By the time Glanvill was compiled, the administrative changes brought by Henry II, including a seismic overhaul of the writ system, had cleared the way for the gradual development of legal doctrine which could genuinely be described as a rational and national legal system. The result of these reforms was a renewed expectation that the provision of justice was the duty of a Christian King. In consolidating royal authority, Henry II reasserted the king as the guarantor of justice and in so doing, placed inherent limits on what could be done in the name of royal justice. Justice was not the king’s gift but his duty, and in time this kernel of wisdom would develop into the rule of law tradition that the common law is famous for.

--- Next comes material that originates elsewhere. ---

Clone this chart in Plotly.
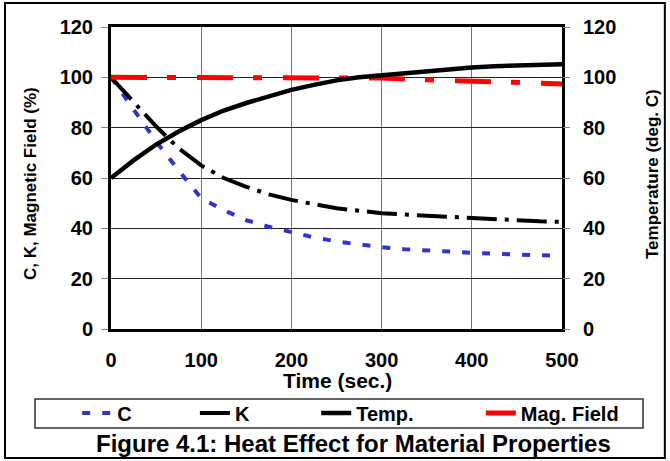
import plotly.graph_objects as go

time_s = [0, 25, 50, 75, 100, 125, 150, 175, 200, 225, 250, 275, 300, 325, 350, 375, 400, 425, 450, 475, 500]
c_vals = [100, 87, 74.5, 63, 52, 47.2, 43.2, 40.6, 38.4, 36.4, 34.8, 33.6, 32.5, 31.7, 31.1, 30.7, 30.3, 29.9, 29.6, 29.3, 29]
k_vals = [100, 90, 80.5, 71.8, 65, 60, 56.5, 53.5, 51.3, 49.6, 48, 47, 46, 45.5, 45, 44.5, 44, 43.5, 43.1, 42.8, 42.6]
temp_vals = [60, 67, 73.3, 78.5, 83, 86.8, 89.8, 92.5, 95, 97, 98.8, 100, 100.8, 101.8, 102.6, 103.3, 103.9, 104.4, 104.8, 105, 105.2]
mag_vals = [100, 100, 100, 100, 100, 100, 100, 100, 100, 100, 100, 100, 99.7, 99.3, 99, 98.6, 98.2, 98, 97.8, 97.6, 97.4]

x_ticks = [0, 100, 200, 300, 400, 500]
y_ticks = [0, 20, 40, 60, 80, 100, 120]

FONT = "Liberation Sans, Arial, sans-serif"

fig = go.Figure()
fig.add_trace(go.Scatter(x=time_s, y=c_vals, name="C", mode="lines",
                         line=dict(color="#3333cc", width=4, dash="8px,12px"), legend="legend"))
fig.add_trace(go.Scatter(x=time_s, y=k_vals, name="K", mode="lines",
                         line=dict(color="black", width=4, dash="30px,8px,4px,8px"), legend="legend2"))
fig.add_trace(go.Scatter(x=time_s, y=temp_vals, name="Temp.", mode="lines", yaxis="y2",
                         line=dict(color="black", width=4.5), legend="legend3"))
fig.add_trace(go.Scatter(x=time_s, y=mag_vals, name="Mag. Field", mode="lines",
                         line=dict(color="#ff0000", width=5, dash="36px,20px,9px,21px"), legend="legend4"))

tickfont = dict(family=FONT, size=20, color="black", weight="bold")
legfont = dict(family=FONT, size=20, color="black", weight="bold")

def leg(x):
    return dict(x=x, y=-0.278, xanchor="left", yanchor="middle", orientation="h",
                bgcolor="rgba(0,0,0,0)", borderwidth=0, font=legfont)

fig.update_layout(
    width=670, height=461,
    margin=dict(l=111, r=108, t=27, b=132),
    paper_bgcolor="white", plot_bgcolor="white",
    xaxis=dict(range=[0, 500], tickvals=x_ticks, showgrid=True, gridcolor="#777", gridwidth=1,
               showline=True, linecolor="black", linewidth=3, mirror=True, ticks="",
               ticklabelstandoff=11, tickfont=tickfont, zeroline=False),
    yaxis=dict(range=[0, 120], tickvals=y_ticks, showgrid=True, gridcolor="#222", gridwidth=1,
               showline=True, linecolor="black", linewidth=3, mirror=True, ticks="outside",
               ticklen=7, tickcolor="#888", ticklabelstandoff=4, tickfont=tickfont, zeroline=False),
    yaxis2=dict(range=[0, 120], tickvals=y_ticks, overlaying="y", side="right", showgrid=False,
                showline=False, ticks="outside", ticklen=7, tickcolor="#888",
                ticklabelstandoff=9, tickfont=tickfont, zeroline=False),
    showlegend=True,
    legend=leg(-0.075), legend2=leg(0.186), legend3=leg(0.455), legend4=leg(0.820),
    shapes=[
        dict(type="rect", xref="paper", yref="paper", x0=-0.235, x1=1.228, y0=-0.427, y1=1.0795,
             line=dict(color="black", width=2), layer="below"),
        dict(type="rect", xref="paper", yref="paper", x0=(35 - 111) / 451, x1=(643 - 111) / 451,
             y0=(329 - 428) / 302, y1=(329 - 399) / 302, line=dict(color="#333", width=1.5)),
    ],
    annotations=[
        dict(text="Time (sec.)", xref="paper", yref="paper", x=(337 - 111) / 451, y=(329 - 380) / 302,
             xanchor="center", yanchor="middle", showarrow=False,
             font=dict(family=FONT, size=21, color="black", weight="bold")),
        dict(text="C, K, Magnetic Field (%)", xref="paper", yref="paper", x=(30 - 111) / 451,
             y=(329 - 184) / 302, textangle=-90, xanchor="center", yanchor="middle", showarrow=False,
             font=dict(family=FONT, size=17, color="black", weight="bold")),
        dict(text="Temperature (deg. C)", xref="paper", yref="paper", x=(652 - 111) / 451,
             y=(329 - 174) / 302, textangle=-90, xanchor="center", yanchor="middle", showarrow=False,
             font=dict(family=FONT, size=17, color="black", weight="bold")),
        dict(text="Figure 4.1: Heat Effect for Material Properties", xref="paper", yref="paper",
             x=(353 - 111) / 451, y=(329 - 443) / 302, xanchor="center", yanchor="middle", showarrow=False,
             font=dict(family=FONT, size=24, color="black", weight="bold")),
    ],
)

fig.write_html("out.html", post_script="document.body.style.margin='0';",
               config={"displayModeBar": False})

Since then, the common law has seen several canonical writers, operating in a remarkably similar fashion to the Roman jurists, from Bracton to Coke to Hale to Blackstone and even arguably to Dicey, in many ways the last of the common law’s institutional writers. What these men wrote about the common law became authoritative interpretations of the common law, sources for judicial decision-making which continue to carry weight today. The common law has its own tradition of jurists. But this, like many aspects of the common law, has classical roots. The common law emerged and found authoritative enforcement as part of a national structure at the hands of an Angevin King, but its constituent parts were handed down by its pre-Norman ancestors.